Don't use double.ToString() if you don't want to lose precision

Discussion in 'Scripting' started by thefallengamesstudio, Jul 17, 2019.

  1. thefallengamesstudio

    thefallengamesstudio

    Joined:
    Mar 7, 2016
    Posts:
    672
    Hi devs,

    So I've just spent 2 hours figuring this out and thought I could help other devs avoid this.
    This is a general C# oddity I found (java doesn't do this)

    Don't use double.ToString() without a specifier if you plan to then parse it back. Use the "G17" specifier whose sole purpose is to assure a roundtrip conversion without loss of precision.

    More info (the "R" specifier I think is kept for historical reasons, and it shouldn't be used either): Link

    Test it:
    Code (CSharp):
    1. double d = new System.Random(DateTime.Now.Millisecond).NextDouble();
    2. string asStr = d.ToString();
    3. Console.WriteLine(d == double.Parse(asStr)); // false
    It's more intuitive to not lose any information when you don't use any specifier, both on converting to and from a string. Again, java doesn't do this.
    Well, gotta live with that.
     
  2. Kurt-Dekker

    Kurt-Dekker

    Joined:
    Mar 16, 2013
    Posts:
    31,368
    You can use System.BitConverter to convert the double/float/whatever to and from a lossless string representation:

    https://docs.microsoft.com/en-us/dotnet/api/system.bitconverter?view=netframework-4.8

    It basically turns it in to and back from a hexadecimal number string, with some other code. Here's my usual use:

    https://bitbucket.org/kurtdekker/da...ks/Assets/Datasack/Core/DatasackFormatting.cs

    The above code also prefixes it with "0x" and handles the "f" and "d" suffixes gracefully if you supply a decimal representation, but you can strip that if you please.
     
    Ryiah, csofranz and Joe-Censored like this.
  3. Antistone

    Antistone

    Joined:
    Feb 22, 2014
    Posts:
    2,827
    Rounding off floating-point numbers when converting them to strings is absolutely standard and is usually what you want, because converting them to strings normally means you are displaying them to a human being, and when you say print(0.1) you don't normally want to see 0.1000000000000000055511151231257827021181583404541015625, which is the closest number to 0.1 that can be represented as an IEEE 754 double.

    Floating-point format isn't designed for precision, it's designed for flexible approximation.

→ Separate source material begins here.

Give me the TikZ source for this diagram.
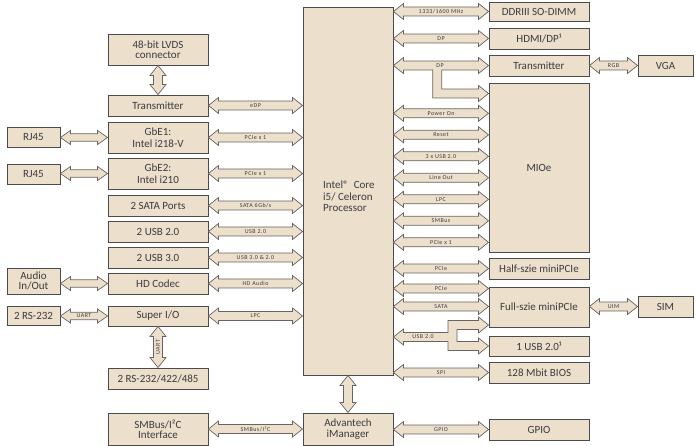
\documentclass[tikz,border=0pt]{standalone}
\usepackage{fontspec}
\setmainfont{Carlito}
\newfontfamily\lblfont[LetterSpace=8]{Carlito}
\usetikzlibrary{calc}
\definecolor{bg}{RGB}{236,223,204}
\definecolor{bord}{RGB}{75,75,75}
\definecolor{aout}{RGB}{105,100,95}
\definecolor{txt}{RGB}{60,60,60}
\tikzset{
  box/.style={draw=bord, line width=0.9pt, fill=bg, text=txt,
    font=\fontsize{11}{11.5}\selectfont, align=center, inner sep=0pt},
  arr/.style={draw=aout, line width=0.7pt, fill=bg, line join=miter},
  lbl/.style={text=txt, font=\lblfont\fontsize{6}{6.5}\selectfont, inner sep=0pt},
}
\def\AH{8pt}\def\AS{4.5pt}\def\AL{10pt}
\newcommand\bx[7][]{\node[box,minimum width={(#5-#3)*1pt},minimum height={(#6-#4)*1pt},#1] (#2) at ({(#3+#5)/2},{(#4+#6)/2}) {#7};}
\newcommand\harr[3]{%
  \draw[arr] let \p1=(#1), \p2=(#2) in (\x1,\y1) -- (\x1+\AL,\y1+\AH) -- (\x1+\AL,\y1+\AS) -- (\x2-\AL,\y1+\AS) -- (\x2-\AL,\y1+\AH) -- (\x2,\y1) -- (\x2-\AL,\y1-\AH) -- (\x2-\AL,\y1-\AS) -- (\x1+\AL,\y1-\AS) -- (\x1+\AL,\y1-\AH) -- cycle;
  \path let \p1=(#1), \p2=(#2) in node[lbl] at ({(\x1+\x2)/2},\y1) {#3};}
\newcommand\varr[4][0]{%
  \draw[arr] let \p1=(#2), \p2=(#3) in (\x1,\y1) -- (\x1+\AH,\y1-\AL) -- (\x1+\AS,\y1-\AL) -- (\x1+\AS,\y2+\AL) -- (\x1+\AH,\y2+\AL) -- (\x1,\y2) -- (\x1-\AH,\y2+\AL) -- (\x1-\AS,\y2+\AL) -- (\x1-\AS,\y1-\AL) -- (\x1-\AH,\y1-\AL) -- cycle;
  \path let \p1=(#2), \p2=(#3) in node[lbl,rotate=#1] at (\x1,{(\y1+\y2)/2}) {#4};}
\begin{document}
\begin{tikzpicture}[x=1pt,y=-1pt]
\useasboundingbox (0,0) rectangle (697,446);
% left column
\bx[font=\fontsize{11}{10}\selectfont]{lvds}{108}{34}{208}{65}{48-bit LVDS\\connector}
\bx{txl}{108}{95}{208}{116}{Transmitter}
\bx[font=\fontsize{11}{12.5}\selectfont]{gbe1}{108}{122}{208}{153}{GbE1:\\Intel i218-V}
\bx[font=\fontsize{11}{12.5}\selectfont]{gbe2}{108}{158}{208}{189}{GbE2:\\Intel i210}
\bx{sata}{108}{195}{208}{216}{2 SATA Ports}
\bx{usb2}{108}{221}{208}{242}{2 USB 2.0}
\bx{usb3}{108}{247}{208}{268}{2 USB 3.0}
\bx{hda}{108}{273}{208}{294}{HD Codec}
\bx{sio}{108}{306}{208}{326}{Super I/O}
\bx{rs485}{108}{368}{208}{389}{2 RS-232/422/485}
\bx[font=\fontsize{11}{10}\selectfont]{smb}{108}{413}{208}{445}{SMBus/I²C\\Interface}
% far left
\bx{rj1}{7}{127}{60}{147}{RJ45}
\bx{rj2}{7}{164}{60}{184}{RJ45}
\bx[font=\fontsize{11}{10.2}\selectfont]{audio}{7}{268}{60}{294}{Audio\\In/Out}
\bx{rs232}{7}{306}{60}{325}{2 RS-232}
% centre
\bx{cpu}{303}{7}{393}{375}{}
\node[text=txt, font=\fontsize{11}{11.3}\selectfont, align=left, anchor=west, inner sep=0pt] (cputxt) at (323,196.5) {Intel®\ \ Core\\i5/ Celeron\\Processor};
\bx[font=\fontsize{11}{10.6}\selectfont]{imgr}{303}{413}{393}{445}{Advantech\\iManager}
% right column
\bx{ddr}{489}{2}{589}{21}{DDRIII SO-DIMM}
\bx{hdmi}{489}{28}{589}{49}{HDMI/DP¹}
\bx{txr}{489}{55}{589}{76}{Transmitter}
\bx{mioe}{489}{83}{589}{252}{MIOe}
\bx{half}{489}{258}{589}{279}{Half-szie miniPCIe}
\bx{full}{489}{287}{589}{327}{Full-szie miniPCIe}
\bx{usb1}{489}{336}{589}{356}{1 USB 2.0¹}
\bx{bios}{489}{362}{589}{383}{128 Mbit BIOS}
\bx{gpio}{489}{419}{589}{440}{GPIO}
\bx{vga}{638}{55}{693}{76}{VGA}
\bx{sim}{638}{296}{693}{317}{SIM}
% left arrows
\harr{txl.east}{txl.east -| cpu.west}{eDP}
\harr{gbe1.east}{gbe1.east -| cpu.west}{PCIe x 1}
\harr{gbe2.east}{gbe2.east -| cpu.west}{PCIe x 1}
\harr{sata.east}{sata.east -| cpu.west}{SATA 6Gb/s}
\harr{usb2.east}{usb2.east -| cpu.west}{USB 2.0}
\harr{usb3.east}{usb3.east -| cpu.west}{USB 3.0 \& 2.0}
\harr{hda.east}{hda.east -| cpu.west}{HD Audio}
\harr{sio.east}{sio.east -| cpu.west}{LPC}
\harr{smb.east}{imgr.west}{SMBus/I²C}
% far-left arrows
\begingroup\def\AH{7pt}\def\AS{3.7pt}
\harr{rj1.east |- gbe1.west}{gbe1.west}{}
\harr{rj2.east |- gbe2.west}{gbe2.west}{}
\harr{audio.east |- hda.west}{hda.west}{}
\harr{rs232.east |- sio.west}{sio.west}{UART}
\endgroup
% vertical arrows
\varr{lvds.south}{txl.north}{}
\varr[90]{sio.south}{rs485.north}{UART}
\varr{cpu.south}{imgr.north}{}
% right arrows
\harr{cpu.east |- ddr.west}{ddr.west}{1333/1600 MHz}
\harr{cpu.east |- hdmi.west}{hdmi.west}{DP}
\draw[arr] let \p1=(cpu.east |- txr.west), \p2=(txr.west), \p3=(mioe.west |- 0,93.5), \p4=(437.2,0) in
  (\p1) -- (\x1+\AL,\y1+\AH) -- (\x1+\AL,\y1+\AS) -- (\x2-\AL,\y2+\AS) -- (\x2-\AL,\y2+\AH) -- (\p2)
  -- (\x2-\AL,\y2-\AH) -- (\x2-\AL,\y2-\AS) -- (\x4+\AS,\y2-\AS) -- (\x4+\AS,\y3+\AS)
  -- (\x3-\AL,\y3+\AS) -- (\x3-\AL,\y3+\AH) -- (\p3) -- (\x3-\AL,\y3-\AH) -- (\x3-\AL,\y3-\AS)
  -- (\x4-\AS,\y3-\AS) -- (\x4-\AS,\y1-\AS) -- (\x1+\AL,\y1-\AS) -- (\x1+\AL,\y1-\AH) -- cycle;
\node[lbl] (dplbl) at (440,65.5) {DP};
\harr{cpu.east |- 0,113.3}{mioe.west |- 0,113.3}{Power On}
\harr{cpu.east |- 0,134.8}{mioe.west |- 0,134.8}{Reset}
\harr{cpu.east |- 0,156.3}{mioe.west |- 0,156.3}{3 x USB 2.0}
\harr{cpu.east |- 0,177.8}{mioe.west |- 0,177.8}{Line Out}
\harr{cpu.east |- 0,199.3}{mioe.west |- 0,199.3}{LPC}
\harr{cpu.east |- 0,220.8}{mioe.west |- 0,220.8}{SMBus}
\harr{cpu.east |- 0,242.3}{mioe.west |- 0,242.3}{PCIe x 1}
\harr{cpu.east |- half.west}{half.west}{PCIe}
\harr{cpu.east |- 0,288.5}{full.west |- 0,288.5}{PCIe}
\harr{cpu.east |- 0,306.5}{full.west |- 0,306.5}{SATA}
\draw[arr] let \p1=(cpu.east |- 0,337), \p2=(full.west |- 0,325), \p3=(usb1.west), \p4=(452.5,0) in
  (\p1) -- (\x1+\AL,\y1+\AH) -- (\x1+\AL,\y1+\AS) -- (\x4-\AS,\y1+\AS) -- (\x4-\AS,\y2+\AS)
  -- (\x2-\AL,\y2+\AS) -- (\x2-\AL,\y2+\AH) -- (\p2) -- (\x2-\AL,\y2-\AH) -- (\x2-\AL,\y2-\AS)
  -- (\x4+\AS,\y2-\AS) -- (\x4+\AS,\y3+\AS) -- (\x3-\AL,\y3+\AS) -- (\x3-\AL,\y3+\AH) -- (\p3)
  -- (\x3-\AL,\y3-\AH) -- (\x3-\AL,\y3-\AS) -- (\x4-\AS,\y3-\AS) -- (\x4-\AS,\y1-\AS)
  -- (\x1+\AL,\y1-\AS) -- (\x1+\AL,\y1-\AH) -- cycle;
\node[lbl] (usblbl) at (423,337) {USB 2.0};
\harr{cpu.east |- bios.west}{bios.west}{SPI}
\harr{imgr.east |- gpio.west}{gpio.west}{GPIO}
% far-right arrows
\harr{txr.east}{vga.west}{RGB}
\harr{full.east |- sim.west}{sim.west}{UIM}
\end{tikzpicture}
\end{document}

    Why 0.1 + 0.2 returns 0.30000000000000004

    If you want to serialize a double so that you can get back the exact binary representation later, you don't typically convert it to a human-readable string in decimal; you save the bit pattern instead.
     
    Ryiah, SparrowGS, lordofduct and 2 others like this.
  4. lordofduct

    lordofduct

    Joined:
    Oct 3, 2011
    Posts:
    8,139
    Dis, dis all da way.
     
    Ryiah, xVergilx and SparrowGS like this.
  5. csofranz

    csofranz

    Joined:
    Apr 29, 2017
    Posts:
    1,556
    Huh. Looks like someone didn't read their IEEE 754-2008 before coming here to post an opinionated work-around for a non-issue.

    Saying 'It's more intuitive to not lose any information when you don't use any specifier' is like saying 'it's more intuitive to expect a car to follow the road without steering input'. It's only intuitive if you fail to understand how either works. As an aside: being intuitive is often a far cry from being correct - but I digress.
    As Antistone so aptly put it: Most people don't want nor need a full-precision representation of a float each time you convert it to a string. Most of us are OK with '0.33' when their float contains the result of 1f/3f. If you need precision and use a conversion into a different format (one that was not designed for precision), the onus is on you to make sure that the conversion fits your requirements. The solution to your issue isn't choosing a better string representation, but to use a better representation of floats altogether. If you are using strings for convenience, that's OK - but please don't describe something as 'odd' simply because it's not what you expect.
     
    xVergilx likes this.
  6. thefallengamesstudio

    thefallengamesstudio

    Joined:
    Mar 7, 2016
    Posts:
    672
    Sorry for not being more explicit. I was referring to converting it to a readable string, which the first method can't do, but sure, it's for serialization-only purposes it fits.
    And I would definitely find a built-in way rather than using third-party libs for a task that's so basic.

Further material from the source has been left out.